Because few consumers consider energy usage in their purchasing decisions, such legislative measures as those outlined above save consumers more money than they cost to implement, and boost the economy because less money is spent over time on imported energy, therefore more can be spent on goods produced locally, keeping the money in the local economy.  Even in energy producing states, less money spent on locally produced energy means that more energy can be exported, also helping the local economy.

Transmission for Economic Transformation

Another traditional way for government to fight a slow economy is infrastructure spending.  As I’ve long argued, in order to reduce our carbon emissions, we need better energy infrastructure far more than we need new energy technologies.  Right now, our electrical grid is outdated and Balkanized.  Just as the national highway system contributed as much as one-third of US economic growth in the 1950s by facilitating the transport of goods across the country, a national electric transmission system would contribute to national growth by lowering electricity prices in areas without abundant cheap generation, and adding export income in areas with inexpensive generation.  A national transmission network, by providing export opportunities, would allow wind penetration in under populated, windy areas to grow beyond the needs of the local utility.  A strong transmission backbone, combined with electricity demand responsive to price signals, and electricity and heat storage are how Denmark hopes to go from 20% to 50% wind penetration.

Price responsive electricity demand (which I discuss in my articles on the one-house grid and wind and heat pumps) and and a better transmission network both make the electricity market closer to the free market ideal.
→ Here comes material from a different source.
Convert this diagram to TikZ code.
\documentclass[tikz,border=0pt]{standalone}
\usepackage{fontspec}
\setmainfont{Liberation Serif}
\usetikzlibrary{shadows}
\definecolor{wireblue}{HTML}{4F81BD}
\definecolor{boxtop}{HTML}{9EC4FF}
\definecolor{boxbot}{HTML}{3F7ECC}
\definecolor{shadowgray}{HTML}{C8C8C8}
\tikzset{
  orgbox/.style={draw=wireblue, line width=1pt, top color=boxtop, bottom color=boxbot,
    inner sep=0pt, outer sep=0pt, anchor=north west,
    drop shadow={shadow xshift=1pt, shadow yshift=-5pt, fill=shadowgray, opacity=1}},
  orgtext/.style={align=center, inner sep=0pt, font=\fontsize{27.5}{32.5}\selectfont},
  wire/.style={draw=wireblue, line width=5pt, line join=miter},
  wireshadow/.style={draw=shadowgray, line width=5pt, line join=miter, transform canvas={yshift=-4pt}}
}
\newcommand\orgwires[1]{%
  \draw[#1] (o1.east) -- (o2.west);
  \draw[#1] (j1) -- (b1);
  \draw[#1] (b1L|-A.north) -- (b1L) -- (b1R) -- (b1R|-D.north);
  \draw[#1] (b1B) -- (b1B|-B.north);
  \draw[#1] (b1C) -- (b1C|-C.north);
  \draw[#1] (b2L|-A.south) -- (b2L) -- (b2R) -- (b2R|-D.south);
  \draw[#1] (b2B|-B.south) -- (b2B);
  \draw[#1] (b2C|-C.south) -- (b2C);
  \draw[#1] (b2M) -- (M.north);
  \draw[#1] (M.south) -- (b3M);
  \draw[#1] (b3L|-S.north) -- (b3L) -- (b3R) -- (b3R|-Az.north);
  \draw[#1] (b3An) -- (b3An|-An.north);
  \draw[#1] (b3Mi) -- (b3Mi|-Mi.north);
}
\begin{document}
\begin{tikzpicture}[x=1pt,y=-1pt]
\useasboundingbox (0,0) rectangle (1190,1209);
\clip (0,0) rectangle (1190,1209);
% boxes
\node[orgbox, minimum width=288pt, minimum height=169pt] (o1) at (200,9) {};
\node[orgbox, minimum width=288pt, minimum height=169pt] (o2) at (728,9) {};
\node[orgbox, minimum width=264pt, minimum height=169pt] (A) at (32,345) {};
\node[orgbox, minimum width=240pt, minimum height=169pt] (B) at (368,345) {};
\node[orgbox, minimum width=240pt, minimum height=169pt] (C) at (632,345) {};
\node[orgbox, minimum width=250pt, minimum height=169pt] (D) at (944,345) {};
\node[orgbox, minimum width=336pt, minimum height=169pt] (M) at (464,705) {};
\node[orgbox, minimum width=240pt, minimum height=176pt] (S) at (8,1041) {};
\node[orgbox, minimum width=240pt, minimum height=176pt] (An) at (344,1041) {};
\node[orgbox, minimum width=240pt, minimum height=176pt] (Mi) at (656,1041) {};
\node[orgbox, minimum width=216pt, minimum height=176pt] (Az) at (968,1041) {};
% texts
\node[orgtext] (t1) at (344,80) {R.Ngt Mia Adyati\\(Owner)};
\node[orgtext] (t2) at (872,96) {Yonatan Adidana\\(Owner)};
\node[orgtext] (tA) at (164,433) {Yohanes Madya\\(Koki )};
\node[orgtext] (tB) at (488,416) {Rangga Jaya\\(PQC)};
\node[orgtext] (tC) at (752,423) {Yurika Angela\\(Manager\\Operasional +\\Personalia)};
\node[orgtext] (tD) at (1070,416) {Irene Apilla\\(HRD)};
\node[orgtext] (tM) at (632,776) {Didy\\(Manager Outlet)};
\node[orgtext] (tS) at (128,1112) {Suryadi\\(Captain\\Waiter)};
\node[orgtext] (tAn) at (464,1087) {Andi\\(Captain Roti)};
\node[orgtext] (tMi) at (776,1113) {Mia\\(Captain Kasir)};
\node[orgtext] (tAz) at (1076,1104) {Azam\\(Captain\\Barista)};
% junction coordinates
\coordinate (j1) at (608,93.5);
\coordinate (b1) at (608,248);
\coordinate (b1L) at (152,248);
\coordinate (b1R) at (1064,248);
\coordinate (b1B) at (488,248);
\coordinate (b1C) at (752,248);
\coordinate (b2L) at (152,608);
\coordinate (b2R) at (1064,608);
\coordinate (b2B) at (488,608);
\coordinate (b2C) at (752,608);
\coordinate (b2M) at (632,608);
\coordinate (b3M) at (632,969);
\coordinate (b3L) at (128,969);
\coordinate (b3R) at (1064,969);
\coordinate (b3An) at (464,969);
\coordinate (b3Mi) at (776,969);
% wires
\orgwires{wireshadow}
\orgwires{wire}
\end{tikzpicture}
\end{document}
Any economist will tell you that improving price signals in a market or broadening the pool of possible buyers will improve market efficiency.  Efficient markets bring economic gains, which is why transmission investments (not to mention investments in smart metering to improve the price response of demand) are not only wins for renewable energy, but wins for the economy.
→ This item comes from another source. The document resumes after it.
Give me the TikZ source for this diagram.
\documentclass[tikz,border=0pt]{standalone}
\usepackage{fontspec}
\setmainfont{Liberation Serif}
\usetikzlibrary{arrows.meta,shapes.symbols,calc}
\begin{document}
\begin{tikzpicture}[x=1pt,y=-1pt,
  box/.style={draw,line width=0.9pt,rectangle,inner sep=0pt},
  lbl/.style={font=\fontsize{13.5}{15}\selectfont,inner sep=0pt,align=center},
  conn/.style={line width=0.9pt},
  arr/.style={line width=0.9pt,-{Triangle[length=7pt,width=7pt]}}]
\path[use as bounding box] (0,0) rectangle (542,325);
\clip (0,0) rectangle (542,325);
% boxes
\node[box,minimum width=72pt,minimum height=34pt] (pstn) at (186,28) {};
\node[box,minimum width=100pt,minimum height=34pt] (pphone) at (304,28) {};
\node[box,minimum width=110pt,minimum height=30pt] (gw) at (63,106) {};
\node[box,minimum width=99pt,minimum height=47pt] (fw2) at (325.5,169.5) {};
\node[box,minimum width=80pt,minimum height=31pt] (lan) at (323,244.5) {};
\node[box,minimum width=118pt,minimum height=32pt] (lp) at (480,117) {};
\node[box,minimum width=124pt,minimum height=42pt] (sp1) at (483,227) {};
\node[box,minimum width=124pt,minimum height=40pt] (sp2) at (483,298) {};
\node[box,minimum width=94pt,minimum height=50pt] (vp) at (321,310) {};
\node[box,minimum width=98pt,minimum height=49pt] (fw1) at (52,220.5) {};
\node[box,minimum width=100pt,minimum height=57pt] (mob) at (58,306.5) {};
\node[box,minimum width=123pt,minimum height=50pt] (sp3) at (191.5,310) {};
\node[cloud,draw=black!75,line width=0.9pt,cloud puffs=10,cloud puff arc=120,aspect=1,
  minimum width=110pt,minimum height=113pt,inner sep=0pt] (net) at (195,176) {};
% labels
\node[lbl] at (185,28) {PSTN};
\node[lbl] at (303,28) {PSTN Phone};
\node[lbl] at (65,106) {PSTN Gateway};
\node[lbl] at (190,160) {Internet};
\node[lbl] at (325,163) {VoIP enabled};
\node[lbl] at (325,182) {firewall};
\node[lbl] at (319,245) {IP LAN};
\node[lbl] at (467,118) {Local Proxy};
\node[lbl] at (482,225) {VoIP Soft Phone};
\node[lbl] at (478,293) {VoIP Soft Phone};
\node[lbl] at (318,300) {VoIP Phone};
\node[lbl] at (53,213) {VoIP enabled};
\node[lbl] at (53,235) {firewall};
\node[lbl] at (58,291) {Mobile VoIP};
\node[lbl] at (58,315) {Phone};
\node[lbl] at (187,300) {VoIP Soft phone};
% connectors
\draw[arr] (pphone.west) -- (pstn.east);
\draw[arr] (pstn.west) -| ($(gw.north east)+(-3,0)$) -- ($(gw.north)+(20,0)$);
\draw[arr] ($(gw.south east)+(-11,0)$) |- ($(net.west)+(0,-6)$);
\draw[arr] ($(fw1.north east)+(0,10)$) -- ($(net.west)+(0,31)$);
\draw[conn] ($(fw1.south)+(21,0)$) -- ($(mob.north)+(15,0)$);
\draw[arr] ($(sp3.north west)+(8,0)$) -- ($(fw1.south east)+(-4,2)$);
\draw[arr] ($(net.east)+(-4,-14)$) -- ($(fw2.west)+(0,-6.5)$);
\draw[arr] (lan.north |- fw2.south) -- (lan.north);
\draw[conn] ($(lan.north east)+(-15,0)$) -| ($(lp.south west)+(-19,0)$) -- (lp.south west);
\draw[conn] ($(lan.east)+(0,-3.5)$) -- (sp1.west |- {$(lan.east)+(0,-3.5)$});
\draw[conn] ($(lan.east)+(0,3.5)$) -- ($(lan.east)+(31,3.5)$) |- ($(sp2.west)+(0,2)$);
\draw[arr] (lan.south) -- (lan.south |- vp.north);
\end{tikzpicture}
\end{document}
Might a slowing economy make political authorities see the potential of improving our electricity transmission?  Transmission advocate Charles Benjamin of Western Resource Advocates thinks it might.  At the Second Annual Concentrating Solar Power Summit, he told the story of how he persuaded the Republican Public Utilities Chairmen to support a transmission authority.  Key to his argument was the fact that electricity rates in East Kansas were six times the rates in West Kansas, so it was clear how West Kansas residents were losing out due to lack of transmission from one side of the state to the other.

Mr. Benjamin is currently making progress getting a similar transmission authority in Nevada, despite the fact that the local utility hates the idea.   The key to this battle is bringing politicians to the realization that what is good for the utility is not necessarily good for the public, and that he was having success pitching transmission as an economic development tool.  

Rather than a hindrance, Mr. Benjamin thinks the current economic crisis is making the case for improved transmission in Nevada easier, not harder. 
Google CEO Eric Schmidt seems to agree.

Those of us who want to see the whole nation have access to plentiful renewable energy can hope that the same will hold true in our nation’s capitol.

2 COMMENTS

  1. Hey Tom,
    With nary a shred of blame, can you clue me into what is happening with HTM? Their office seems to be totally confident, they have live electricity to sell, so why are they getting annihilated, and why is noone discussing it? Does everyone think they’ll be desperate for non-existent credit?

  2. Jackson,
    The market is not currently rational. Many stocks are being sold simply because people need cash, not because of anything about the company.
    It is in times like these that the best buying opportunities of a lifetime appear. The problem is, that although a stock may currently be at the best price to buy it ever has been, it can still fall by 20% the next day.
    I still hold HTM, but I have to admit that among all the carnage, I had not even noticed that it had been so badly hurt. If there is something about the company that is making people sell, I don’t know what it is.